Concurrent use may result in decreased effectiveness of sucralfate. Clinical Management: Calcium-containing products should not be taken 30 minutes before or after sucralfate administration.
Concomitant sulfasalazine and calcium gluconate therapy has been reported to result in delayed absorption of sulfasalazine.
Active treatment is required when serum calcium levels reach 12 mg/dL, and intensive treatment is necessary for levels greater than 15 mg/dL (AMA 1980).
Mode of Administration
Capsule, liquid, tablet
The National Institute of Medicine recommends the following Adequate Intakes (AIs) for males and females: 0 to 6 months — 210 mg/day; 7 to 12 months — 270 mg/day; 1 to 3 years — 500 mg/day; 4 to 8 years — 800 mg/day; 9 to 18 years — 1,300 mg/day; 19 to 50 years — 1,000 mg/day; 51+ years — 1,200 mg/day. The same AIs apply to pregnant or lactating women.
- Colorectal cancer prevention: 1,200 to 2,000 mg/d (Hofstad et al 1998; Duris et al 1996; Lipkin & Newmark 1993; Zimmerman 1993).
- Crigler-Najjar Syndrome: 4,000 mg/d (Van der Veere et al 1997).
- Dysmenorrhea: 1,000 to 1,300 mg/d (Penland et al 1993; Thys-Jacobs et al 1989).
- Hypercholesterolemia: 250 to 400 mg/d with meals (Denke et al 1993; Bell et al 1992; Karanja et al 1994).
- Hyperphosphatemia: 1,334 mg of calcium acetate with each meal initially. Most patients will require 2,001 to 2,668 mg with each meal. The dosage may be increased as necessary to obtain serum phosphate levels below 6 mg/dL as long as hypercalcemia does not occur (Product Info: PhosLo 1996); or alternatively, 1 to 17 grams of calcium carbonate daily in divided doses (Malberti et al 1988; Slatopolsky et al 1986).
- Hyperphosphatemia of renal failure and hemodialysis: 4,000 to 8,000 mg/d of calcium acetate (Product Info: PhosLo 1996) or 2,500 to 8,500 mg/d of calcium carbonate (Malberti et al 1988; Slatopolsky et al 1986).

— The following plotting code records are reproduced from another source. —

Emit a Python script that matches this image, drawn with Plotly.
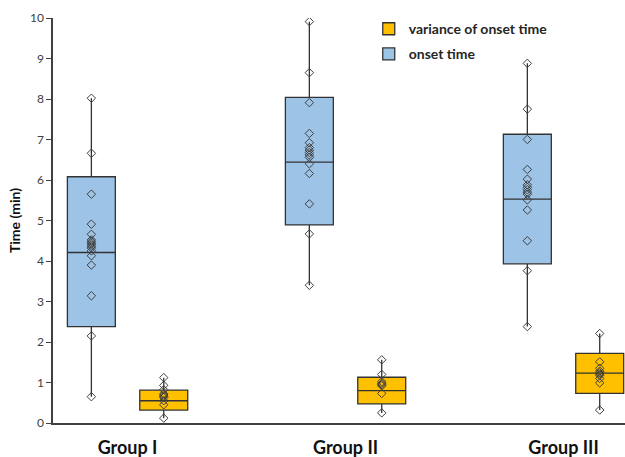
import plotly.graph_objects as go

groups = ["Group I", "Group II", "Group III"]

# onset time box statistics (min)
onset_q1 = [2.38, 4.89, 3.93]
onset_median = [4.21, 6.44, 5.53]
onset_q3 = [6.08, 8.04, 7.13]
onset_low = [0.65, 3.40, 2.38]
onset_high = [8.02, 9.91, 8.88]

# variance of onset time box statistics
var_q1 = [0.32, 0.47, 0.73]
var_median = [0.55, 0.80, 1.23]
var_q3 = [0.81, 1.13, 1.72]
var_low = [0.12, 0.25, 0.32]
var_high = [1.12, 1.56, 2.21]

# individual observations
onset_g1 = [8.02, 6.66, 5.65, 4.91, 4.66, 4.52, 4.48, 4.44, 4.40, 4.36, 4.32, 4.25, 4.13, 3.90, 3.14, 2.15, 0.65]
onset_g2 = [9.91, 8.65, 7.91, 7.15, 6.92, 6.80, 6.74, 6.68, 6.62, 6.56, 6.40, 6.16, 5.41, 4.67, 3.40]
onset_g3 = [8.88, 7.75, 7.00, 6.26, 6.02, 5.88, 5.82, 5.76, 5.70, 5.65, 5.51, 5.26, 4.50, 3.76, 2.38]
var_g1 = [1.12, 0.93, 0.82, 0.72, 0.69, 0.66, 0.63, 0.55, 0.45, 0.12]
var_g2 = [1.56, 1.20, 1.02, 0.98, 0.95, 0.92, 0.73, 0.25]
var_g3 = [2.21, 1.51, 1.35, 1.28, 1.24, 1.21, 1.18, 1.10, 0.99, 0.32]

BLUE = "#9DC3E6"
YELLOW = "#FFC000"
OFF = 0.166
BW = 0.22
FONT = "Lato, Open Sans, sans-serif"

idx = list(range(len(groups)))
x_onset = [i - OFF for i in idx]
x_var = [i + OFF for i in idx]

fig = go.Figure()

fig.add_trace(go.Box(
    name="variance of onset time", x=x_var,
    q1=var_q1, median=var_median, q3=var_q3,
    lowerfence=var_low, upperfence=var_high,
    width=BW, fillcolor=YELLOW, line=dict(color="#333333", width=1.3),
    whiskerwidth=0, boxpoints=False, legendgroup="v",
))
fig.add_trace(go.Box(
    name="onset time", x=x_onset,
    q1=onset_q1, median=onset_median, q3=onset_q3,
    lowerfence=onset_low, upperfence=onset_high,
    width=BW, fillcolor=BLUE, line=dict(color="#333333", width=1.3),
    whiskerwidth=0, boxpoints=False, legendgroup="o",
))

marker = dict(symbol="diamond-open", size=6.5, color="#404040", line=dict(width=1))
for i, vals in enumerate([onset_g1, onset_g2, onset_g3]):
    fig.add_trace(go.Scatter(x=[x_onset[i]] * len(vals), y=vals, mode="markers",
                             marker=marker, showlegend=False, hoverinfo="y"))
for i, vals in enumerate([var_g1, var_g2, var_g3]):
    fig.add_trace(go.Scatter(x=[x_var[i]] * len(vals), y=vals, mode="markers",
                             marker=marker, showlegend=False, hoverinfo="y"))

fig.update_layout(
    width=625, height=457,
    margin=dict(l=53, r=0, t=18, b=34, autoexpand=False),
    paper_bgcolor="white", plot_bgcolor="white",
    font=dict(family=FONT, color="#404040", size=12),
    showlegend=True,
    legend=dict(x=0.552, y=1.012, xanchor="left", yanchor="top",
                font=dict(size=14, color="#262626", family=FONT, weight="bold"),
                tracegroupgap=4, bgcolor="rgba(0,0,0,0)", itemwidth=30),
    xaxis=dict(
        range=[-0.342, 2.282], tickvals=idx, ticktext=groups,
        showgrid=False, zeroline=False, showline=True, linecolor="#404040", linewidth=1.5,
        ticks="", tickfont=dict(size=18, color="#111111", family=FONT, weight="bold"),
        ticklabelstandoff=8, automargin=False,
    ),
    yaxis=dict(
        range=[0, 10], dtick=1, showgrid=False, zeroline=False,
        showline=True, linecolor="#404040", linewidth=1.5,
        ticks="outside", ticklen=5, tickcolor="#404040",
        tickfont=dict(size=12, color="#404040", family=FONT),
        title=dict(text="Time (min)", font=dict(size=14, color="#111111", family=FONT, weight="bold"), standoff=6),
        automargin=False,
    ),
)

fig.write_html("out.html", config={"displayModeBar": False},
               post_script="document.body.style.margin='0';document.body.style.padding='0';")
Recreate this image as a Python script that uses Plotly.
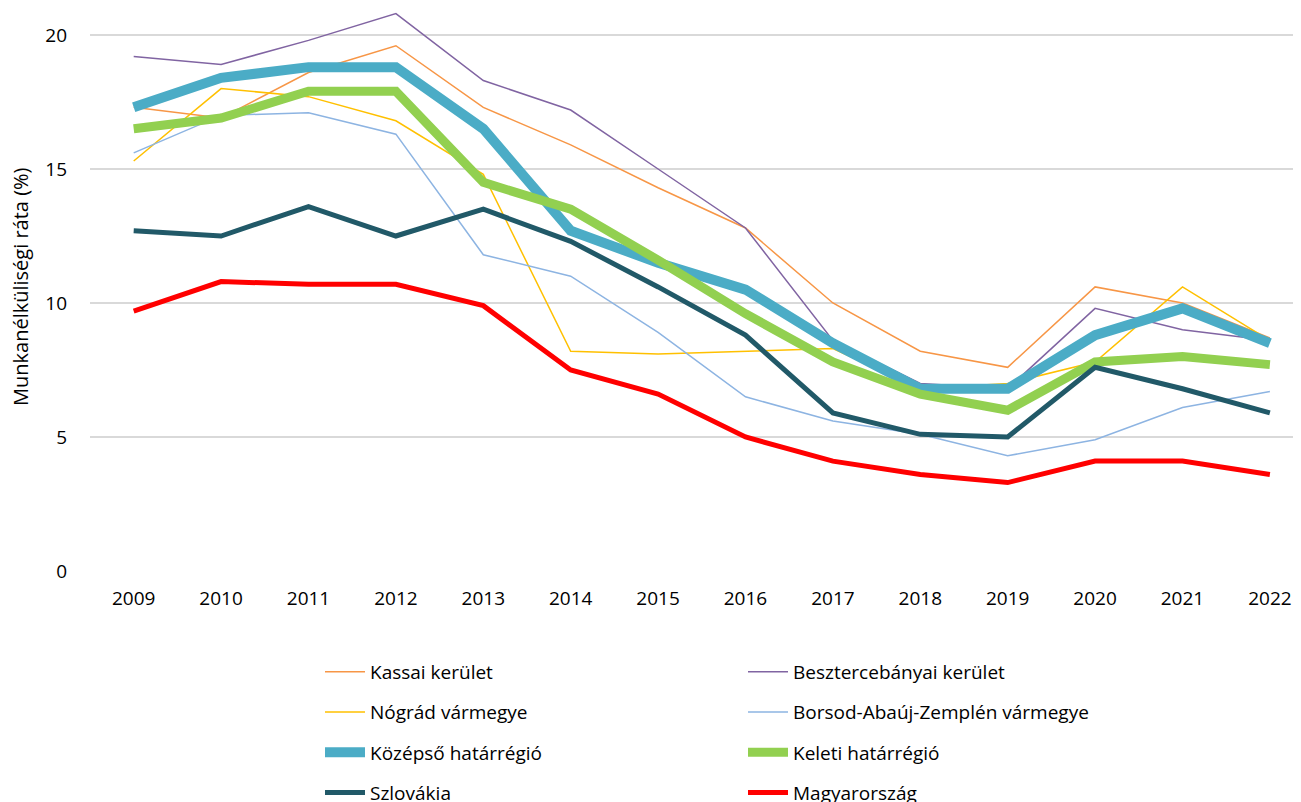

- Hypertension, idiopathic: 1,000 to 2,000 mg/d (Bucher et al 1996; Takagi et al 1991; Lyle et al 1987; Tabuchi et al 1986).
- Hypertension, pregnancy-related: 1,000 to 2,000 mg/d (Bucher et al 1996).
- Hypocalcemia: calcium carbonate, 1 to 2 grams 3 times a day with meals (AMA 1986); calcium citrate, 950 mg to 1.9 g given 3 or 4 times a day after meals (AMA 1986); calcium gluconate, 15 g daily in divided doses (AMA 1986); calcium lactate, 7.7 grams daily in divided doses with meals (USPDI 2004; AMA 1980); calcium glubionate, 15 grams/d in divided doses (AMA 1986); dibasic calcium phosphate, 4.4 g daily in divided doses with or after meals (USPDI 2004; AMA 1980); tribasic calcium phosphate, 1.6 grams twice daily with or after meals (USPDI 2004).
- Nephrolithiasis, prevention: 200 to 300 mg with meals or as the citrate salt between meals (Liebman et al 1997; Levine et al 1994; Barilla et al 1978).
- Osteoporosis, glucocorticoid-induced, prevention of bone loss:1,000 mg/d (Buckley et al 1996).
- Osteoporosis, idiopathic, prevention of bone loss and fractures: 500 to 2,400 mg/d including a bedtime dose (Nieves et al 1998; Dawson-Hughes et al 1997; Fujita et al 1997; McKane et al 1996; Blumsohn et al 1994; Reid et al 1993; Chapuy et al 1992).
- Pre-eclampsia, prevention: 1,000 to 2,000 mg/d (Bucher et al 1996).
- Premenstrual syndrome: 1,000 to 1,200 mg/d (Thys-Jacobs et al 1998; Penland et al 1993; Thys-Jacobs et al 1989).
- Bone mass accretion (adolescents): 500 mg/d (Lloyd et al 1993).
- Fluorosis: 250 mg/d (Gupta et al 1996).
- Hypertension, prevention: 600 mg/d (Gillman et al 1995).
- Hypocalcemia: calcium chloride, 200 mg/kg/d in divided doses every 4 to 6 hours (Benitz et al 1988); calcium glubionate: infants up to 1 year old should receive 1.8 grams of calcium glubionate 5 times a day before meals, and children 1 to 4 years old should receive 3.6 grams 3 times a day before meals. Children over age 4 should receive adult and adolescent doses (USPDI 2004); calcium gluconate, 200 to 800 mg/kg/d in divided doses (USPDI 2004; Benitz et al 1988); calcium lactate, 500 mg/kg/24 hours given orally in divided doses (USPDI 2004; Benitz et al 1981; Shirkey 1980; AMA 1980; Pagliaro et al 1979); calcium levulinate: 500 mg/kg/24 hours (12 g/square meter/24 hours) given orally in divided doses (Shirkey 1980); dibasic calcium phosphate: 200 to 280 mg/kg of body weight a day, in divided doses with or after meals (USPDI 2004).